The Jerome Grand Hotel is one of the oldest buildings in the central Arizona town. It was built in the 1920s and among the many unique part of this place is the elevator. Did You Know….this Otis elevator was the first-of-its kind in Arizona?

“It was brand new, state-of-the-art deal back then," said Chris Altherr, manager of the Jerome Grand Hotel. “Yeah, was a self-service that didn’t require an operator to go up or down with you. People come up to Jerome from all parts of the Globe to see this building and ride that Otis elevator.”

This self-service elevator was installed around 1926 when this was originally the United Verde Hospital. It was built by the local mining company when Jerome was a booming mining town. There were about 15,000 people that lived here. The five-floor, concrete hospital was built to withstand mining blasts. It was the last major structure built high on the Cleopatra Hill.
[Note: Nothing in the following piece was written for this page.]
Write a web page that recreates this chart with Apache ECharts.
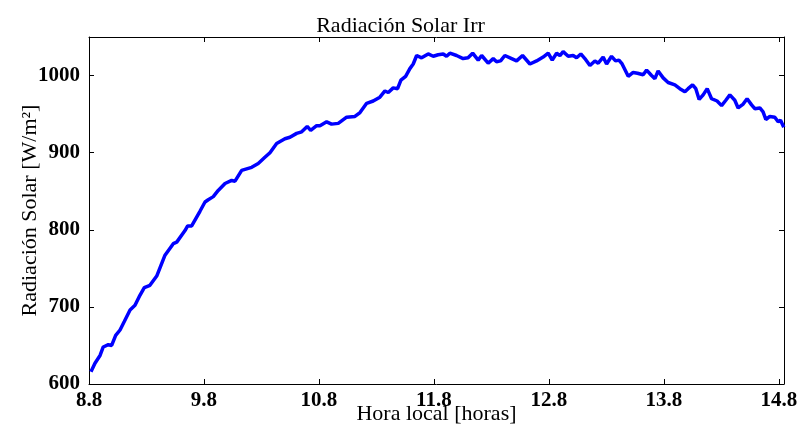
<!DOCTYPE html>
<html>
<head>
<meta charset="utf-8">
<script src="https://cdn.jsdelivr.net/npm/echarts@6/dist/echarts.min.js"></script>
<style>
  html, body { margin: 0; padding: 0; background: #fff; }
  #chart { width: 801px; height: 428px; }
</style>
</head>
<body>
<div id="chart"></div>
<script>
// hora local [h]
var hours = [
  8.817, 8.852, 8.896, 8.924, 8.968, 8.997, 9.032, 9.070, 9.084, 9.107,
  9.157, 9.200, 9.243, 9.281, 9.330, 9.389, 9.461, 9.533, 9.563, 9.635,
  9.658, 9.693, 9.765, 9.809, 9.837, 9.881, 9.924, 9.983, 10.041, 10.070,
  10.128, 10.171, 10.215, 10.272, 10.330, 10.374, 10.432, 10.504, 10.548, 10.606,
  10.650, 10.698, 10.728, 10.780, 10.809, 10.867, 10.910, 10.968, 11.041, 11.113,
  11.157, 11.215, 11.272, 11.330, 11.374, 11.403, 11.446, 11.484, 11.513, 11.554,
  11.591, 11.620, 11.650, 11.693, 11.750, 11.794, 11.837, 11.881, 11.910, 11.939,
  11.997, 12.054, 12.097, 12.137, 12.185, 12.215, 12.272, 12.316, 12.345, 12.380,
  12.417, 12.476, 12.519, 12.571, 12.635, 12.693, 12.750, 12.794, 12.829, 12.867,
  12.896, 12.924, 12.968, 13.011, 13.041, 13.078, 13.113, 13.157, 13.200, 13.229,
  13.272, 13.302, 13.345, 13.380, 13.409, 13.437, 13.490, 13.533, 13.571, 13.620,
  13.650, 13.693, 13.722, 13.750, 13.794, 13.837, 13.852, 13.896, 13.939, 13.983,
  14.011, 14.050, 14.078, 14.107, 14.142, 14.177, 14.215, 14.263, 14.302, 14.339,
  14.374, 14.417, 14.446, 14.490, 14.524, 14.563, 14.591, 14.635, 14.663, 14.687,
  14.722, 14.765, 14.794, 14.815, 14.843
];

// radiacion solar [W/m2]
var irradiance = [
  616, 627, 637, 648, 651, 650, 663, 670, 669, 681,
  696, 702, 715, 725, 728, 740, 767, 782, 784, 799,
  805, 805, 824, 836, 839, 843, 851, 860, 864, 863,
  877, 879, 881, 886, 894, 900, 912, 918, 920, 925,
  927, 934, 929, 935, 935, 940, 937, 938, 946, 947,
  952, 964, 967, 972, 980, 978, 984, 983, 994, 999,
  1009, 1015, 1026, 1023, 1028, 1025, 1027, 1028, 1025, 1029,
  1026, 1022, 1023, 1029, 1020, 1026, 1016, 1022, 1018, 1019,
  1026, 1022, 1019, 1026, 1015, 1019, 1024, 1029, 1020, 1029,
  1026, 1031, 1025, 1026, 1023, 1028, 1022, 1013, 1019, 1016,
  1024, 1015, 1025, 1019, 1020, 1015, 999, 1004, 1003, 1001,
  1007, 1000, 996, 1006, 997, 991, 992, 988, 983, 979,
  983, 988, 983, 969, 975, 983, 970, 967, 961, 968,
  975, 968, 958, 963, 970, 962, 957, 958, 953, 943,
  947, 946, 940, 942, 933
];

var xMin = 8.8, xMax = 14.845, xStep = 1;
var yMin = 600, yMax = 1050, yStep = 100;

var serie = [];
for (var i = 0; i < hours.length; i++) {
    serie.push([hours[i], irradiance[i]]);
}

var fuente = 'Liberation Serif';
var negro = '#000';

function ejeX(pos, conEtiquetas) {
    return {
        type: 'value', position: pos, min: xMin, max: xMax, interval: xStep,
        name: conEtiquetas ? 'Hora local [horas]' : '',
        nameLocation: 'middle', nameGap: 19, nameMoveOverlap: false,
        nameTextStyle: { fontFamily: fuente, fontSize: 22, color: negro },
        axisLine: { show: true, onZero: false, lineStyle: { color: negro, width: 1 } },
        axisTick: { show: true, inside: true, length: 5, lineStyle: { color: negro } },
        axisLabel: {
            show: conEtiquetas, showMaxLabel: false, margin: 6,
            fontFamily: fuente, fontSize: 21, fontWeight: 'bold', color: negro,
            formatter: function (v) { return v.toFixed(1); }
        },
        splitLine: { show: false }
    };
}

function ejeY(pos, conEtiquetas) {
    return {
        type: 'value', position: pos, min: yMin, max: yMax, interval: yStep,
        name: conEtiquetas ? 'Radiación Solar [W/m²]' : '',
        nameLocation: 'middle', nameGap: 48, nameRotate: 90, nameMoveOverlap: false,
        nameTextStyle: { fontFamily: fuente, fontSize: 22, color: negro },
        axisLine: { show: true, onZero: false, lineStyle: { color: negro, width: 1 } },
        axisTick: { show: true, inside: true, length: 5, lineStyle: { color: negro } },
        axisLabel: {
            show: conEtiquetas, showMaxLabel: false, margin: 9,
            fontFamily: fuente, fontSize: 21, fontWeight: 'bold', color: negro,
            formatter: function (v) { return String(v); }
        },
        splitLine: { show: false }
    };
}

var chart = echarts.init(document.getElementById('chart'), null, { renderer: 'canvas' });
chart.setOption({
    animation: false,
    backgroundColor: '#fff',
    title: {
        text: 'Radiación Solar Irr', left: 'center', top: 10,
        textStyle: { fontFamily: fuente, fontSize: 22, fontWeight: 'normal', color: negro }
    },
    grid: { left: 89, right: 17, top: 37, bottom: 44, containLabel: false, outerBoundsMode: 'none' },
    xAxis: [ejeX('bottom', true), ejeX('top', false)],
    yAxis: [ejeY('left', true), ejeY('right', false)],
    series: [{
        type: 'line', xAxisIndex: 0, yAxisIndex: 0,
        data: serie, showSymbol: false,
        lineStyle: { color: '#0000ff', width: 3.5 }
    }]
});
</script>
</body>
</html>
“They wrote a blank check for this hospital," Altherr said. "They said, 'we don’t care what it cost.' They were making that sort of money in these mines.”

The ground floor lobby was actually the hospital emergency entrance. The elevator was the way patients were taken to any of the 52 hospital beds on the upper floors. It served Jerome residents until the mid-1950s. Mining in the town dwindled, people moved to other mining areas and the hospital closed. It remained closed and empty for more than four decades, until Altherr’s uncle and father bought the property. 

“Yeah, they knew they were getting a piece of history," Altherr said. "We didn’t know if everything would be able to be brought back up and work. We’re luckily able to get it going. And yeah, it’s been serving us for 20 years and that thing, it never gives us any problems. That elevator just runs like a champ.”

If you’re wondering if you can hop on the elevator and ride it? Well, hotel guests are given elevator keys when they check in to take it to their room on the upper floors. 

And by the way, Jerome is known for being a ghost town. Well, this elevator has its own ghost story. It’s believed that an elevator maintenance man mysteriously died under it while working on it. Today, guests are encouraged to record their mysterious encounters or experiences in books left on the lobby counter.  And there are many entries in the books sitting there.